DePaul University School of Cinematic Arts
The School of Cinematic Arts at DePaul University not only tops this list, it also places in the upper portions of rankings from industry magazines The Hollywood Reporter and Variety.
Several elements account for the school’s vaunted reputation, including its impressive list of alumni. Graduates include Alexis Auditore, Director of Physical Production at Marvel Studios Streaming, Saint Frances director Alex Thompson, Grey’s Anatomy and The Blacklist director Daniel Willis, and Nickelodeon animator Chaz Bottoms.
These graduates go on to such success thanks to the excellent programs and resources offered by SCA. Students learn their trade in spaces such as DePaul Cinespace Studios, a 32,000 sq. ft. professional production facility. Students learn filmmaking skills in a professional environment, using industry-standard equipment that mirrors those used in high-profile network productions.

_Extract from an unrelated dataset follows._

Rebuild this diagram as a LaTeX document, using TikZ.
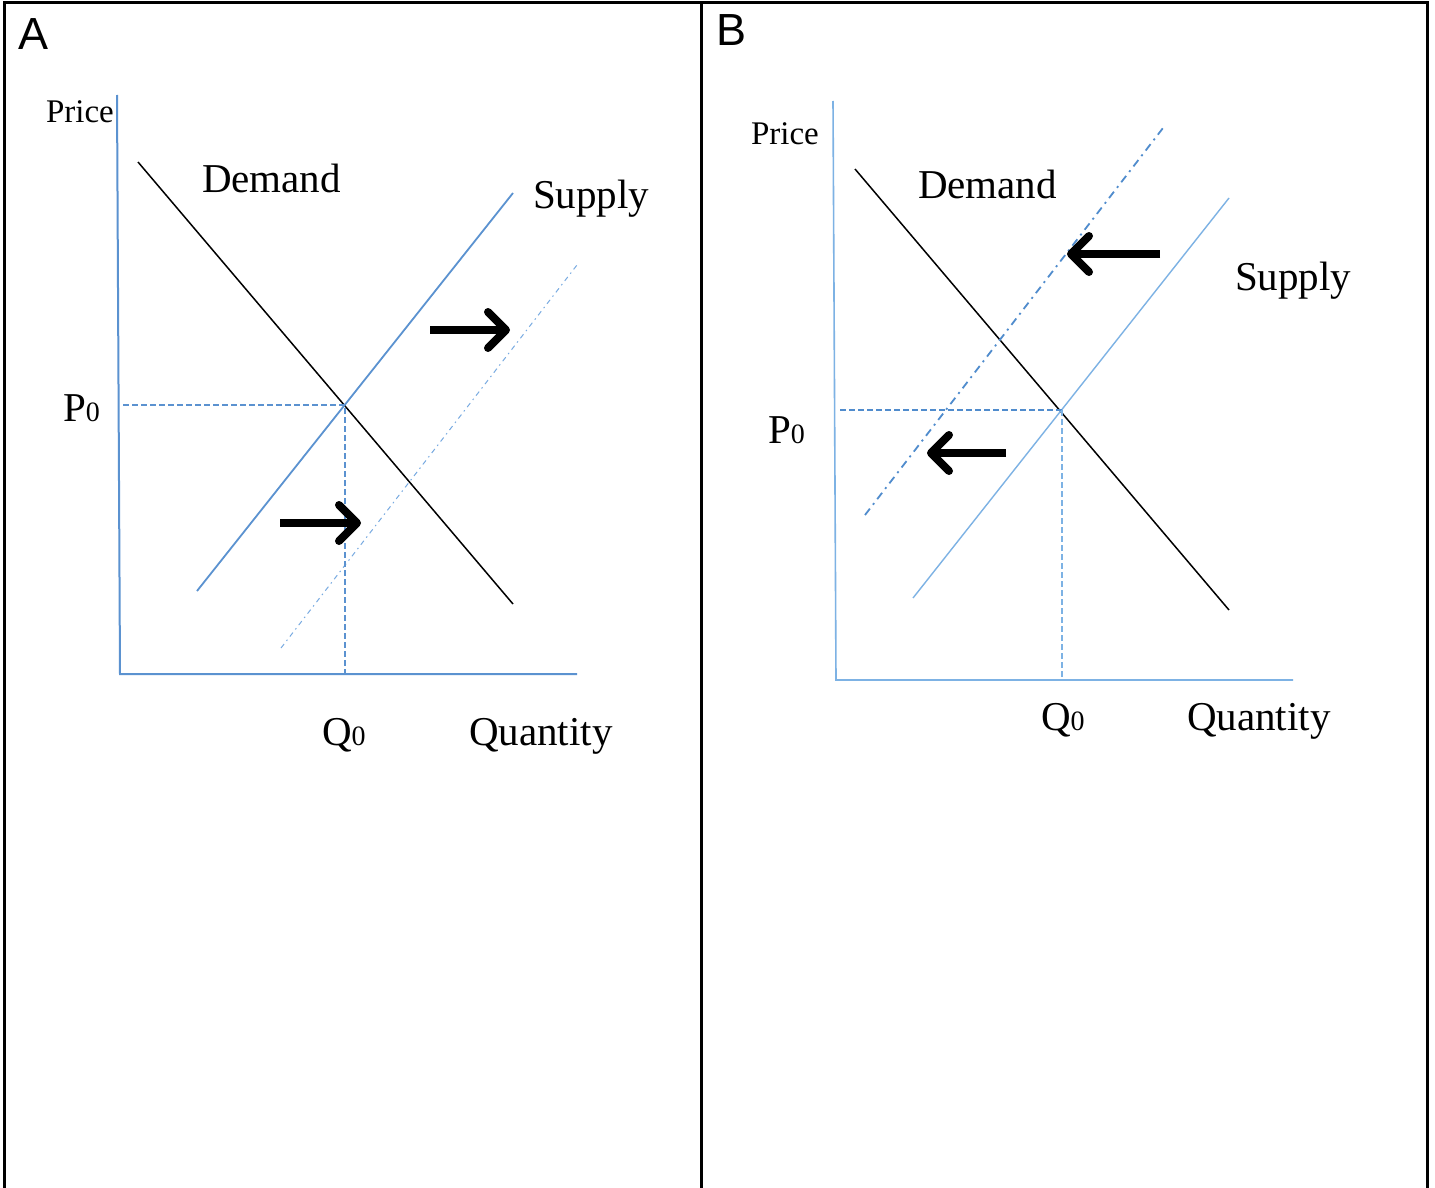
\documentclass[tikz,border=0pt]{standalone}
\usepackage{fontspec}
\setmainfont{Liberation Serif}
\newfontfamily\panelfont{Liberation Sans}
\usetikzlibrary{arrows.meta}
\definecolor{axA}{RGB}{91,146,208}
\definecolor{axB}{RGB}{125,178,228}
\definecolor{dotA}{RGB}{120,170,225}
\definecolor{dotB}{RGB}{80,140,205}
\begin{document}
\begin{tikzpicture}[x=1pt,y=-1pt,
  lbl/.style={anchor=base west,inner sep=0pt,outer sep=0pt,font=\fontsize{41}{41}\selectfont},
  pricelbl/.style={anchor=base west,inner sep=0pt,outer sep=0pt,font=\fontsize{33}{33}\selectfont},
  panellbl/.style={anchor=base west,inner sep=0pt,outer sep=0pt,font=\panelfont\fontsize{45}{45}\selectfont},
  frame/.style={line width=3pt,black},
  axisA/.style={line width=2pt,axA},
  axisB/.style={line width=1.6pt,axB},
  demandline/.style={line width=1.5pt,black},
  guide/.style={line width=1.4pt,dash pattern=on 6pt off 3pt},
  shiftarrow/.style={line width=8pt,black,-{Straight Barb[length=18pt,width=36pt,round]}}
]
\useasboundingbox (0,0) rectangle (1435,1188);
\fill[white] (0,0) rectangle (1435,1188);
% frame
\coordinate (f1) at (4,1188); \coordinate (f2) at (4,3);
\coordinate (f3) at (1427,3); \coordinate (f4) at (1427,1188);
\coordinate (m1) at (701,3); \coordinate (m2) at (701,1188);
\draw[frame] (f1) -- (f2) -- (f3) -- (f4);
\draw[frame] (m1) -- (m2);

% ---------- Panel A ----------
\node[panellbl] (A) at (19,50) {A};
\node[pricelbl] (priceA) at (46,123) {Price};
\coordinate (yA1) at (117,95); \coordinate (oA) at (120,674); \coordinate (xA2) at (577,674);
\draw[axisA] (yA1) -- (oA) -- (xA2);
\coordinate (dA1) at (138,162); \coordinate (dA2) at (513,604);
\draw[demandline] (dA1) -- (dA2);
\coordinate (sA1) at (197,591); \coordinate (sA2) at (513,193);
\draw[line width=1.8pt,axA] (sA1) -- (sA2);
\coordinate (tA1) at (281,648); \coordinate (tA2) at (577,265);
\draw[line width=1pt,dotA,dash pattern=on 5pt off 4pt on 1.5pt off 4pt] (tA1) -- (tA2);
\coordinate (pA1) at (123,405); \coordinate (eA) at (345,405); \coordinate (qA) at (345,674);
\draw[guide,axA] (pA1) -- (eA) -- (qA);
\coordinate (aA1) at (430,330); \coordinate (aA2) at (510,330);
\draw[shiftarrow] (aA1) -- (aA2);
\coordinate (aA3) at (280,523); \coordinate (aA4) at (361,523);
\draw[shiftarrow] (aA3) -- (aA4);
\node[lbl] (demA) at (202,193) {Demand};
\node[lbl] (supA) at (533,208) {Supply};
\node[lbl] (P0A) at (63,421) {P{\fontsize{28}{28}\selectfont 0}};
\node[lbl] (Q0A) at (322,745) {Q{\fontsize{28}{28}\selectfont 0}};
\node[lbl] (quA) at (469,745) {Quantity};

% ---------- Panel B ----------
\node[panellbl] (B) at (716,46) {B};
\node[pricelbl] (priceB) at (751,145) {Price};
\coordinate (yB1) at (833,101); \coordinate (oB) at (836,680); \coordinate (xB2) at (1293,680);
\draw[axisB] (yB1) -- (oB) -- (xB2);
\coordinate (dB1) at (855,169); \coordinate (dB2) at (1229,610);
\draw[demandline] (dB1) -- (dB2);
\coordinate (sB1) at (913,598); \coordinate (sB2) at (1229,198);
\draw[line width=1.4pt,axB] (sB1) -- (sB2);
\coordinate (tB1) at (865,515); \coordinate (tB2) at (1163,128);
\draw[line width=1.8pt,dotB,dash pattern=on 8pt off 5pt on 2pt off 5pt] (tB1) -- (tB2);
\coordinate (pB1) at (840,410); \coordinate (eB) at (1062,410); \coordinate (qB) at (1062,680);
\draw[guide,dotB] (pB1) -- (eB);
\draw[guide,axB] (eB) -- (qB);
\coordinate (aB1) at (1160,254); \coordinate (aB2) at (1067,254);
\draw[shiftarrow] (aB1) -- (aB2);
\coordinate (aB3) at (1006,453); \coordinate (aB4) at (927,453);
\draw[shiftarrow] (aB3) -- (aB4);
\node[lbl] (demB) at (918,198) {Demand};
\node[lbl] (supB) at (1235,290) {Supply};
\node[lbl] (P0B) at (768,443) {P{\fontsize{28}{28}\selectfont 0}};
\node[lbl] (Q0B) at (1041,730) {Q{\fontsize{28}{28}\selectfont 0}};
\node[lbl] (quB) at (1187,730) {Quantity};
\end{tikzpicture}
\end{document}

At CSA’s equipment centers, students can work with professional-quality cameras and audio stock, as well as portable lighting kits and small grip equipment. The school’s Production Office assists students with tasks related to producing their films, such as casting, finding crew, securing insurance, and other logistics. At the post-production and animation studio, students can access one of five high-end post-production video editing and color correction facilities. Each suite features industry-standard software and hardware, including color grading control surfaces and 4K color-calibrated monitors.
With these resources, students get hands-on experience with the equipment and studio structures used by all modern filmmakers. With the help of their faculty mentors, future television and film professionals have space to experiment and grow familiar with the tools of their trade, making them fully prepared for whatever challenges they’ll face in their careers.